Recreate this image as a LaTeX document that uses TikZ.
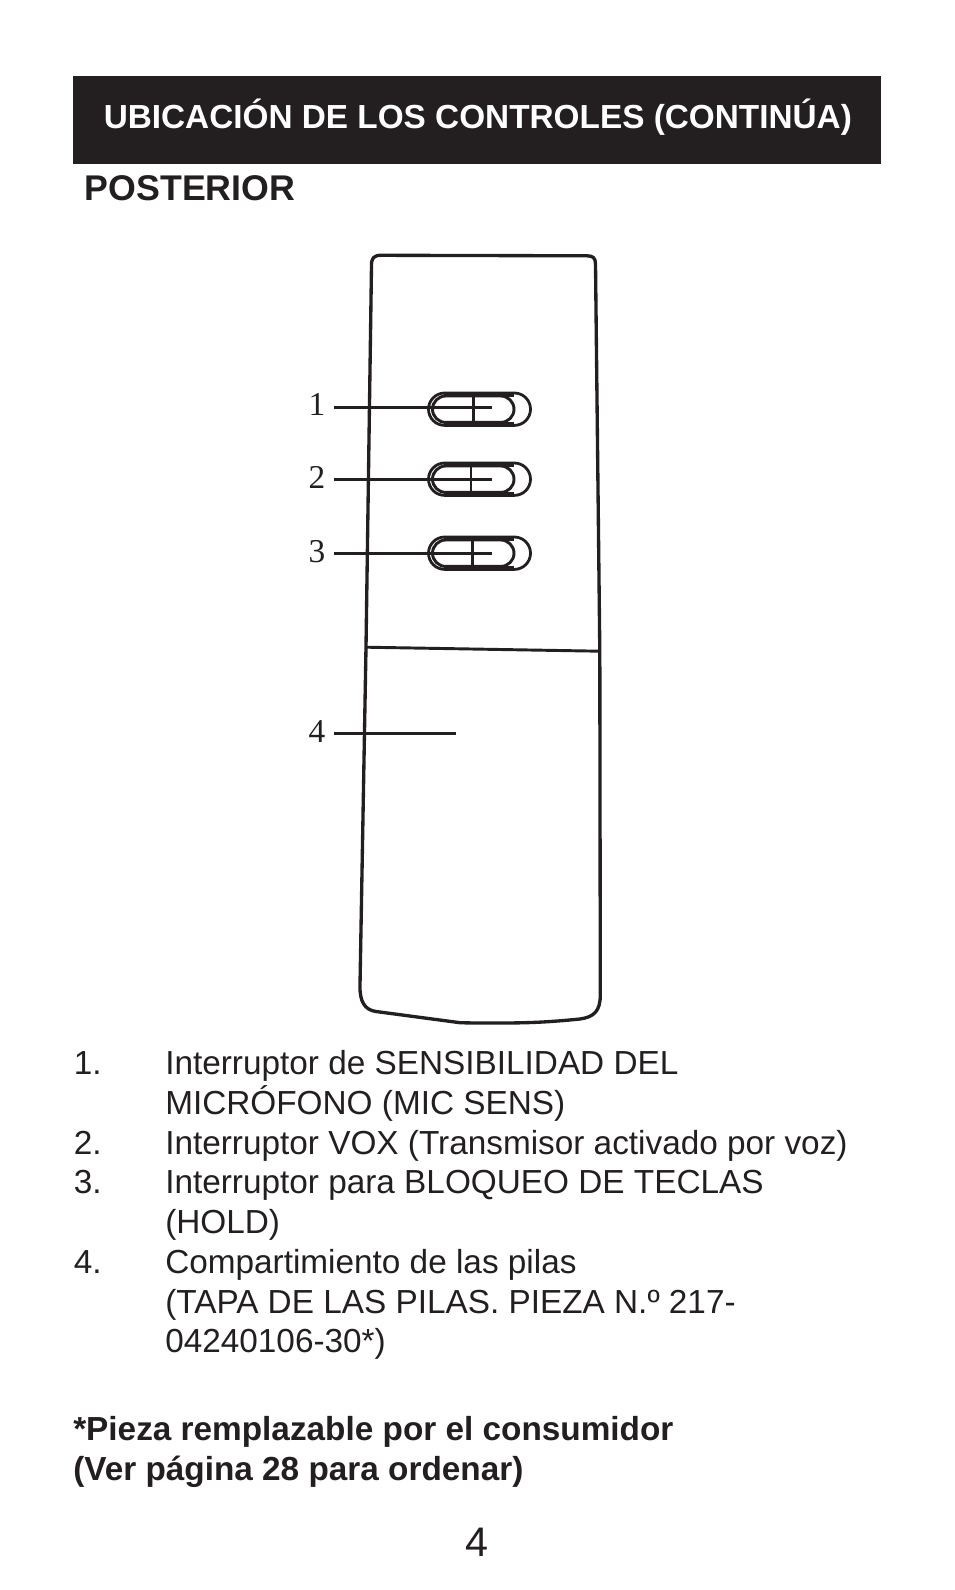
\documentclass[tikz,border=0pt]{standalone}
\usepackage{fontspec}
\setmainfont{Liberation Sans}
\newfontfamily\serifnum{Liberation Serif}
\definecolor{ink}{HTML}{231F20}
\newcommand{\switchpic}[2]{%
  \begin{scope}[shift={(0,#1)}]
    \draw[swline,line width=2.1pt,rounded corners=12.15pt] (428.5,0) rectangle (530.5,32.4);
    \draw[swline,line width=3.4pt] (444,1.6) -- (514,1.6) (444,30.8) -- (514,30.8);
    \draw[swline,rounded corners=9.9pt] (432.5,3) rectangle (514,29.4);
    \draw[swthin] (#2,2) -- (#2,30);
  \end{scope}}
\tikzset{
  x=0.75pt,y=-0.75pt,
  body/.style={anchor=base west,inner sep=0pt,text=ink,font=\fontsize{25pt}{28pt}\selectfont},
  boldtxt/.style={anchor=base west,inner sep=0pt,text=ink,font=\fontsize{25pt}{28pt}\selectfont\bfseries},
  callout/.style={anchor=base,inner sep=0pt,text=ink,font=\fontsize{25pt}{28pt}\selectfont\serifnum},
  leader/.style={draw=ink,line width=2pt},
  shell/.style={draw=ink,line width=2.5pt,line join=round},
  swline/.style={draw=ink,line width=2.2pt},
  swthin/.style={draw=ink,line width=1.8pt},
}
\begin{document}
\begin{tikzpicture}
\useasboundingbox (0,0) rectangle (954,1590);
\fill[ink] (73,76) rectangle (881,164);
\node[boldtxt,text=white] (title) at (103.5,129) {UBICACIÓN DE LOS CONTROLES (CONTINÚA)};
\node[boldtxt,font=\fontsize{26.8pt}{28pt}\selectfont\bfseries] (post) at (84.5,200.5) {POSTERIOR};
% remote shell
\draw[shell] (366,647) -- (371.5,265) .. controls (371.5,258) and (374,255.3) .. (381,255.3)
  -- (587,255.8) .. controls (593,255.8) and (595.5,258) .. (595.5,264)
  -- (599.8,651) -- (600.3,995) .. controls (600.3,1011) and (594,1017) .. (580,1019)
  .. controls (550,1022) and (530,1023) .. (500,1023) .. controls (480,1023) and (470,1023) .. (460,1022.7)
  -- (376,1011.5) .. controls (365,1010) and (359.5,1002) .. (360,985) -- (366,647) -- cycle;
\draw[shell,line width=2.2pt] (366,647.2) -- (599.8,651.2);
% switches
\switchpic{393}{473.3}
\switchpic{463}{470.7}
\switchpic{537}{472.3}
% callouts
\node[callout] (n1) at (317,415) {1};
\node[callout] (n2) at (317,488) {2};
\node[callout] (n3) at (317,562.5) {3};
\node[callout] (n4) at (317,742.5) {4};
\coordinate (a1) at (334,407.3); \coordinate (b1) at (491.7,407.3);
\coordinate (a2) at (334,479.3); \coordinate (b2) at (491.7,479.3);
\coordinate (a3) at (334,553.3); \coordinate (b3) at (491.7,553.3);
\coordinate (a4) at (334,733.3); \coordinate (b4) at (455.7,733.3);
\draw[leader] (a1) -- (b1);
\draw[leader] (a2) -- (b2);
\draw[leader] (a3) -- (b3);
\draw[leader] (a4) -- (b4);
% list
\node[body] (i1) at (73.5,1074.3) {1.};
\node[body] (t1) at (165,1074.3) {Interruptor de SENSIBILIDAD DEL};
\node[body] (t1b) at (165,1114.5) {MICRÓFONO (MIC SENS)};
\node[body] (i2) at (73.5,1154.5) {2.};
\node[body] (t2) at (165,1154.5) {Interruptor VOX (Transmisor activado por voz)};
\node[body] (i3) at (73.5,1193.7) {3.};
\node[body] (t3) at (165,1193.7) {Interruptor para BLOQUEO DE TECLAS};
\node[body] (t3b) at (165,1233.7) {(HOLD)};
\node[body] (i4) at (73.5,1273.7) {4.};
\node[body] (t4) at (165,1273.7) {Compartimiento de las pilas};
\node[body] (t4b) at (165,1313.2) {(TAPA DE LAS PILAS. PIEZA N.º 217-};
\node[body] (t4c) at (165,1352.7) {04240106-30*)};
\node[boldtxt] (f1) at (73,1440.5) {*Pieza remplazable por el consumidor};
\node[boldtxt] (f2) at (73,1480) {(Ver página 28 para ordenar)};
\node[body,anchor=base,font=\fontsize{31pt}{32pt}\selectfont] (pg) at (476.5,1556.5) {4};
\end{tikzpicture}
\end{document}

· · ·

--- Set task ---
Copy all the lines of data exactly as they appear, dropping any images.

--- Correct output ---
Recreate this image as a LaTeX document that uses TikZ.
\documentclass[tikz,border=0pt]{standalone}
\usepackage{fontspec}
\setmainfont{Liberation Sans}
\newfontfamily\serifnum{Liberation Serif}
\definecolor{ink}{HTML}{231F20}
\newcommand{\switchpic}[2]{%
  \begin{scope}[shift={(0,#1)}]
    \draw[swline,line width=2.1pt,rounded corners=12.15pt] (428.5,0) rectangle (530.5,32.4);
    \draw[swline,line width=3.4pt] (444,1.6) -- (514,1.6) (444,30.8) -- (514,30.8);
    \draw[swline,rounded corners=9.9pt] (432.5,3) rectangle (514,29.4);
    \draw[swthin] (#2,2) -- (#2,30);
  \end{scope}}
\tikzset{
  x=0.75pt,y=-0.75pt,
  body/.style={anchor=base west,inner sep=0pt,text=ink,font=\fontsize{25pt}{28pt}\selectfont},
  boldtxt/.style={anchor=base west,inner sep=0pt,text=ink,font=\fontsize{25pt}{28pt}\selectfont\bfseries},
  callout/.style={anchor=base,inner sep=0pt,text=ink,font=\fontsize{25pt}{28pt}\selectfont\serifnum},
  leader/.style={draw=ink,line width=2pt},
  shell/.style={draw=ink,line width=2.5pt,line join=round},
  swline/.style={draw=ink,line width=2.2pt},
  swthin/.style={draw=ink,line width=1.8pt},
}
\begin{document}
\begin{tikzpicture}
\useasboundingbox (0,0) rectangle (954,1590);
\fill[ink] (73,76) rectangle (881,164);
\node[boldtxt,text=white] (title) at (103.5,129) {UBICACIÓN DE LOS CONTROLES (CONTINÚA)};
\node[boldtxt,font=\fontsize{26.8pt}{28pt}\selectfont\bfseries] (post) at (84.5,200.5) {POSTERIOR};
% remote shell
\draw[shell] (366,647) -- (371.5,265) .. controls (371.5,258) and (374,255.3) .. (381,255.3)
  -- (587,255.8) .. controls (593,255.8) and (595.5,258) .. (595.5,264)
  -- (599.8,651) -- (600.3,995) .. controls (600.3,1011) and (594,1017) .. (580,1019)
  .. controls (550,1022) and (530,1023) .. (500,1023) .. controls (480,1023) and (470,1023) .. (460,1022.7)
  -- (376,1011.5) .. controls (365,1010) and (359.5,1002) .. (360,985) -- (366,647) -- cycle;
\draw[shell,line width=2.2pt] (366,647.2) -- (599.8,651.2);
% switches
\switchpic{393}{473.3}
\switchpic{463}{470.7}
\switchpic{537}{472.3}
% callouts
\node[callout] (n1) at (317,415) {1};
\node[callout] (n2) at (317,488) {2};
\node[callout] (n3) at (317,562.5) {3};
\node[callout] (n4) at (317,742.5) {4};
\coordinate (a1) at (334,407.3); \coordinate (b1) at (491.7,407.3);
\coordinate (a2) at (334,479.3); \coordinate (b2) at (491.7,479.3);
\coordinate (a3) at (334,553.3); \coordinate (b3) at (491.7,553.3);
\coordinate (a4) at (334,733.3); \coordinate (b4) at (455.7,733.3);
\draw[leader] (a1) -- (b1);
\draw[leader] (a2) -- (b2);
\draw[leader] (a3) -- (b3);
\draw[leader] (a4) -- (b4);
% list
\node[body] (i1) at (73.5,1074.3) {1.};
\node[body] (t1) at (165,1074.3) {Interruptor de SENSIBILIDAD DEL};
\node[body] (t1b) at (165,1114.5) {MICRÓFONO (MIC SENS)};
\node[body] (i2) at (73.5,1154.5) {2.};
\node[body] (t2) at (165,1154.5) {Interruptor VOX (Transmisor activado por voz)};
\node[body] (i3) at (73.5,1193.7) {3.};
\node[body] (t3) at (165,1193.7) {Interruptor para BLOQUEO DE TECLAS};
\node[body] (t3b) at (165,1233.7) {(HOLD)};
\node[body] (i4) at (73.5,1273.7) {4.};
\node[body] (t4) at (165,1273.7) {Compartimiento de las pilas};
\node[body] (t4b) at (165,1313.2) {(TAPA DE LAS PILAS. PIEZA N.º 217-};
\node[body] (t4c) at (165,1352.7) {04240106-30*)};
\node[boldtxt] (f1) at (73,1440.5) {*Pieza remplazable por el consumidor};
\node[boldtxt] (f2) at (73,1480) {(Ver página 28 para ordenar)};
\node[body,anchor=base,font=\fontsize{31pt}{32pt}\selectfont] (pg) at (476.5,1556.5) {4};
\end{tikzpicture}
\end{document}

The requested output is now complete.